Caspian likely refers to the Caspian Sea, a place-based name with classical geographic roots.
Caspian is a geographic name first and a personal name second, drawn from the Caspian Sea, the vast inland body of water between Europe and Asia. The sea’s name is usually linked to the ancient Caspii, a people who lived in the region in classical antiquity. As a given name, then, Caspian carries the aura of place-names that feel expansive, windswept, and mythic.
It has no long, continuous tradition as a common personal name in the way names like Alexander or David do; instead, it entered modern naming through imagination, literature, and the romantic appeal of geography. Its strongest cultural association is Prince Caspian from C. S.
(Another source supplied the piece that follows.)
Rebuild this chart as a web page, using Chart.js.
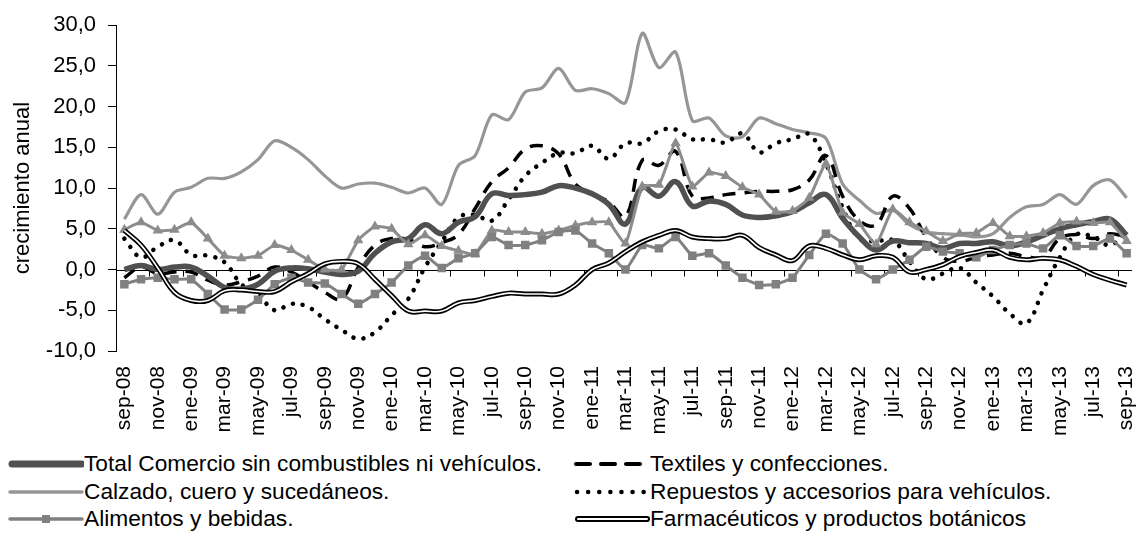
<!DOCTYPE html>
<html>
<head>
<meta charset="utf-8">
<script src="https://cdn.jsdelivr.net/npm/chart.js@4.4.1/dist/chart.umd.min.js"></script>
<style>
  html, body { margin: 0; padding: 0; background: #fff; }
  #wrap { position: relative; width: 1144px; height: 544px; overflow: hidden; font-family: 'Liberation Sans', Arimo, Arial, sans-serif; }
  #chartBox { position: absolute; left: 0; top: 0; width: 1144px; height: 450px; }
  .leg { position: absolute; height: 28px; display: flex; align-items: center; white-space: nowrap; }
  .leg svg { flex: none; }
  .leg span { font-size: 22px; color: #000; display: inline-block; transform-origin: left center; line-height: 28px; }
</style>
</head>
<body>
<div id="wrap">
  <div id="chartBox"><canvas id="c"></canvas></div>
  <div id="legend"></div>
</div>
<script>
const categories = ["sep-08","oct-08","nov-08","dic-08","ene-09","feb-09","mar-09","abr-09","may-09","jun-09",
  "jul-09","ago-09","sep-09","oct-09","nov-09","dic-09","ene-10","feb-10","mar-10","abr-10",
  "may-10","jun-10","jul-10","ago-10","sep-10","oct-10","nov-10","dic-10","ene-11","feb-11",
  "mar-11","abr-11","may-11","jun-11","jul-11","ago-11","sep-11","oct-11","nov-11","dic-11",
  "ene-12","feb-12","mar-12","abr-12","may-12","jun-12","jul-12","ago-12","sep-12","oct-12",
  "nov-12","dic-12","ene-13","feb-13","mar-13","abr-13","may-13","jun-13","jul-13","ago-13",
  "sep-13"];

const totalComercio = [0.0, 0.5, 0.0, 0.3, 0.3, -0.8, -2.2, -2.4, -1.8, -0.2,
  0.2, 0.1, -0.3, -0.6, -0.2, 2.0, 3.4, 3.8, 5.5, 4.4,
  5.8, 6.5, 9.3, 9.1, 9.2, 9.5, 10.3, 10.0, 9.3, 8.0,
  5.6, 10.1, 9.0, 10.8, 7.8, 8.4, 8.0, 6.7, 6.4, 6.6,
  7.1, 8.2, 9.2, 6.3, 4.0, 2.4, 3.5, 3.3, 3.2, 2.6,
  3.2, 3.2, 3.4, 2.9, 3.4, 4.2, 5.0, 5.5, 5.9, 6.2,
  4.2];

const textiles = [-1.0, 0.3, -0.5, -0.3, -0.3, -1.3, -1.9, -1.5, -0.8, 0.3,
  -0.3, -1.5, -2.8, -3.6, 0.3, 3.0, 3.8, 3.7, 2.8, 3.3,
  4.3, 7.5, 10.8, 12.5, 14.8, 15.2, 14.2, 10.5, 9.3, 8.3,
  6.5, 13.4, 12.8, 14.5, 9.0, 8.8, 9.2, 9.4, 9.6, 9.6,
  9.8, 11.0, 14.0, 9.0, 6.0, 5.5, 9.0, 7.5, 4.0, 1.5,
  1.0, 1.5, 1.8, 2.0, 1.6, 1.5, 3.8, 4.3, 3.8, 4.4,
  4.0];

const calzado = [6.2, 9.2, 6.8, 9.5, 10.1, 11.2, 11.2, 12.0, 13.5, 15.8,
  15.0, 13.5, 11.5, 10.0, 10.5, 10.6, 10.1, 9.4, 10.0, 8.0,
  12.8, 14.0, 19.0, 18.4, 21.8, 22.3, 24.7, 22.0, 22.2, 21.6,
  20.5, 29.0, 24.8, 26.7, 18.3, 18.6, 16.4, 16.3, 18.6, 17.9,
  17.2, 16.8, 16.1, 10.5, 8.5, 6.9, 7.3, 5.5, 4.6, 4.4,
  4.3, 4.0, 4.4, 6.4, 7.7, 8.0, 9.2, 8.0, 10.3, 11.0,
  8.8];

const repuestos = [3.8, 1.5, 2.8, 3.6, 1.8, 1.7, 0.9, -1.8, -3.0, -5.0,
  -4.2, -4.6, -6.1, -7.4, -8.5, -7.7, -5.6, -3.6, 0.3, 3.4,
  6.4, 6.7, 6.0, 8.6, 11.5, 13.1, 14.3, 14.3, 15.2, 13.6,
  15.5, 15.5, 17.0, 17.2, 16.0, 16.0, 15.6, 16.7, 14.4, 15.5,
  16.0, 16.6, 13.0, 7.6, 3.8, 3.5, 3.6, 1.0, -1.2, -0.5,
  0.2, -1.6, -3.3, -5.4, -6.6, -2.5, 1.5, 4.3, 4.0, 3.0,
  4.7];

const alimentos = [-1.8, -1.2, -1.0, -1.2, -1.2, -3.0, -4.9, -4.9, -3.7, -1.8,
  -1.0, -1.6, -1.7, -3.0, -4.2, -3.0, -1.6, 0.5, 1.7, 0.2,
  1.4, 2.0, 4.0, 3.0, 3.0, 3.6, 4.6, 4.8, 3.2, 2.0,
  0.0, 3.0, 2.6, 4.0, 1.7, 2.0, 0.5, -1.0, -1.9, -1.8,
  -1.0, 1.8, 4.4, 3.2, 0.0, -1.2, 0.0, 1.2, 2.8, 2.2,
  2.0, 1.5, 2.4, 3.0, 3.2, 2.6, 4.2, 2.9, 2.9, 3.8,
  2.0];

const farmaceuticos = [4.8, 3.0, 0.2, -2.8, -3.8, -3.8, -2.6, -2.5, -2.7, -2.7,
  -1.5, -0.5, 0.7, 1.0, 0.7, -1.2, -3.2, -5.1, -5.1, -5.1,
  -4.1, -3.8, -3.3, -2.9, -3.0, -3.0, -3.0, -1.9, 0.0, 0.8,
  2.2, 3.4, 4.2, 4.8, 4.0, 3.8, 3.8, 4.2, 2.7, 1.8,
  1.1, 2.9, 2.6, 1.8, 1.2, 1.7, 1.5, -0.3, 0.0, 0.6,
  1.6, 2.1, 2.4, 1.5, 1.2, 1.4, 1.2, 0.4, -0.6, -1.3,
  -1.9];

// series drawn with triangle markers (no legend entry in the original)
const serieTriangulos = [4.9, 5.8, 4.8, 4.9, 5.8, 3.8, 1.7, 1.4, 1.7, 3.0,
  2.4, 1.2, 0.0, 0.0, 3.6, 5.3, 5.0, 3.1, 4.2, 2.9,
  2.3, 1.9, 4.8, 4.6, 4.6, 4.4, 4.8, 5.4, 5.8, 5.8,
  3.2, 10.2, 10.4, 15.5, 10.2, 11.9, 11.5, 10.1, 9.2, 7.1,
  7.2, 8.8, 13.0, 7.0, 5.6, 3.1, 7.4, 5.8, 4.7, 3.5,
  4.4, 4.5, 5.7, 4.1, 4.1, 4.5, 5.7, 5.9, 5.7, 5.8,
  3.5];

const seriesNames = {
  total: "Total Comercio sin combustibles ni vehículos.",
  textiles: "Textiles y confecciones.",
  calzado: "Calzado, cuero y sucedáneos.",
  repuestos: "Repuestos y accesorios para vehículos.",
  alimentos: "Alimentos y bebidas.",
  farma: "Farmacéuticos y productos botánicos"
};
const yAxisTitle = "crecimiento anual";

const FONT = "'Liberation Sans', Arimo, Arial, sans-serif";
const C_TOTAL = '#505050', C_CALZ = '#969696', C_ALIM = '#808080', C_TRI = '#8c8c8c';

const zeroAxis = {
  id: 'zeroAxis',
  beforeDatasetsDraw(chart) {
    const { ctx, chartArea, scales } = chart;
    const x = scales.x, y = scales.y;
    const y0 = Math.round(y.getPixelForValue(0)) + 0.5;
    const step = x.getPixelForValue(1) - x.getPixelForValue(0);
    ctx.save();
    ctx.strokeStyle = '#000';
    ctx.lineWidth = 1;
    ctx.beginPath();
    ctx.moveTo(chartArea.left, y0);
    ctx.lineTo(chartArea.right - 3, y0);
    for (let i = 0; i < categories.length; i += 2) {
      const bx = Math.round(x.getPixelForValue(i) - step / 2) + 0.5;
      ctx.moveTo(bx, y0);
      ctx.lineTo(bx, y0 + 6);
    }
    ctx.stroke();
    ctx.restore();
  }
};

new Chart(document.getElementById('c'), {
  type: 'line',
  data: {
    labels: categories,
    datasets: [
      { label: seriesNames.farma + ' (interior)', data: farmaceuticos, borderColor: '#ffffff', borderWidth: 1.6, pointRadius: 0, tension: 0.4, order: 0 },
      { label: seriesNames.farma, data: farmaceuticos, borderColor: '#000000', borderWidth: 5, pointRadius: 0, tension: 0.4, order: 1 },
      { label: seriesNames.alimentos, data: alimentos, borderColor: C_ALIM, backgroundColor: C_ALIM, borderWidth: 3, pointStyle: 'rect', pointRadius: 6, pointBorderWidth: 0, tension: 0.15, order: 2 },
      { label: 'Serie con triángulos', data: serieTriangulos, borderColor: C_TRI, backgroundColor: C_TRI, borderWidth: 3, pointStyle: 'triangle', pointRadius: 6, pointBorderWidth: 0, tension: 0.15, order: 3 },
      { label: seriesNames.total, data: totalComercio, borderColor: C_TOTAL, borderWidth: 5.5, pointRadius: 0, tension: 0.4, order: 4 },
      { label: seriesNames.repuestos, data: repuestos, borderColor: '#000', borderWidth: 4.5, borderDash: [0.1, 10], borderCapStyle: 'round', pointRadius: 0, tension: 0.4, order: 5 },
      { label: seriesNames.textiles, data: textiles, borderColor: '#000', borderWidth: 3.5, borderDash: [13, 9], pointRadius: 0, tension: 0.4, order: 6 },
      { label: seriesNames.calzado, data: calzado, borderColor: C_CALZ, borderWidth: 3.2, pointRadius: 0, tension: 0.3, order: 7 }
    ]
  },
  options: {
    responsive: true,
    maintainAspectRatio: false,
    animation: false,
    devicePixelRatio: 1,
    layout: { padding: { top: 16, right: 9, bottom: 0, left: 0 } },
    plugins: { legend: { display: false }, tooltip: { enabled: false } },
    scales: {
      x: {
        type: 'category',
        offset: true,
        grid: { display: false, drawTicks: false },
        border: { display: false },
        ticks: {
          autoSkip: false, maxRotation: 90, minRotation: 90,
          color: '#000', padding: 15,
          font: { family: FONT, size: 21 },
          callback: function (v, i) { return i % 2 === 0 ? categories[i] : null; }
        },
        afterFit: function (s) { s.height = 99; s.paddingLeft = 0; s.paddingRight = 0; }
      },
      y: {
        min: -10, max: 30,
        ticks: {
          stepSize: 5, color: '#000', padding: 12,
          font: { family: FONT, size: 22 },
          callback: function (v) { return v.toFixed(1).replace('.', ','); }
        },
        grid: { drawOnChartArea: false, drawTicks: true, tickLength: 8, color: '#000' },
        border: { display: true, color: '#000', width: 1 },
        title: { display: true, text: yAxisTitle, color: '#000', font: { family: FONT, size: 22 }, padding: { top: 10, bottom: 0 } },
        afterFit: function (s) { s.width = 116; }
      }
    }
  },
  plugins: [zeroAxis]
});

// legend (HTML)
function sample(kind) {
  const w = 76, h = 14, m = 7;
  let s = '';
  if (kind === 'total') s = `<line x1="4" y1="${m}" x2="${w-2}" y2="${m}" stroke="${C_TOTAL}" stroke-width="7" stroke-linecap="round"/>`;
  if (kind === 'calzado') s = `<line x1="2" y1="${m}" x2="${w-2}" y2="${m}" stroke="${C_CALZ}" stroke-width="3.5" stroke-linecap="round"/>`;
  if (kind === 'alimentos') s = `<line x1="2" y1="${m}" x2="${w-2}" y2="${m}" stroke="${C_ALIM}" stroke-width="3.5" stroke-linecap="round"/><rect x="${w/2-4}" y="${m-4}" width="8" height="8" fill="${C_ALIM}"/>`;
  if (kind === 'textiles') s = `<line x1="2" y1="${m}" x2="${w}" y2="${m}" stroke="#000" stroke-width="4" stroke-dasharray="14 11" stroke-linecap="round"/>`;
  if (kind === 'repuestos') s = `<line x1="3" y1="${m}" x2="${w}" y2="${m}" stroke="#000" stroke-width="4.5" stroke-dasharray="0.1 11" stroke-linecap="round"/>`;
  if (kind === 'farma') s = `<line x1="4" y1="${m}" x2="${w-3}" y2="${m}" stroke="#000" stroke-width="6" stroke-linecap="round"/><line x1="4" y1="${m}" x2="${w-3}" y2="${m}" stroke="#fff" stroke-width="2" stroke-linecap="round"/>`;
  return `<svg width="${w}" height="${h}" viewBox="0 0 ${w} ${h}">${s}</svg>`;
}
const legendItems = [
  { k: 'total', x: 8, y: 450 }, { k: 'calzado', x: 8, y: 478 }, { k: 'alimentos', x: 8, y: 505 },
  { k: 'textiles', x: 574, y: 450 }, { k: 'repuestos', x: 574, y: 478 }, { k: 'farma', x: 574, y: 505 }
];
// horizontal fit so the longest legend label spans ~458px, as in the original
const mctx = document.createElement('canvas').getContext('2d');
mctx.font = '22px ' + FONT;
const legScale = 458 / mctx.measureText(seriesNames.total).width;
const leg = document.getElementById('legend');
legendItems.forEach(it => {
  const d = document.createElement('div');
  d.className = 'leg';
  d.style.left = it.x + 'px';
  d.style.top = it.y + 'px';
  d.innerHTML = sample(it.k) + '<span style="transform:scaleX(' + legScale.toFixed(3) + ')">' + seriesNames[it.k] + '</span>';
  leg.appendChild(d);
});
</script>
</body>
</html>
Lewis’s Chronicles of Narnia. Lewis turned the name into something noble, adventurous, and slightly melancholy: a prince in exile, a restorer of an older order, a figure of courage shaped by loss and wonder. That literary use did a great deal to establish Caspian as a plausible given name in the English-speaking world.
More recently, the name has appealed to parents drawn to oceanic or map-inspired names, alongside choices like Atlas or River, though Caspian feels more aristocratic and storybook than overtly bohemian. Because it is relatively new as a personal name, Caspian’s evolution has been swift. It moved from literary curiosity to stylish modern choice, especially in the 21st century, when rare names with clear imagery became more desirable.
Its sound helps: the soft opening, the crisp middle consonants, and the ending familiar from names like Julian or Lucian. Caspian suggests breadth, travel, and old-world fantasy, making it a name with historical roots but distinctly modern imaginative life.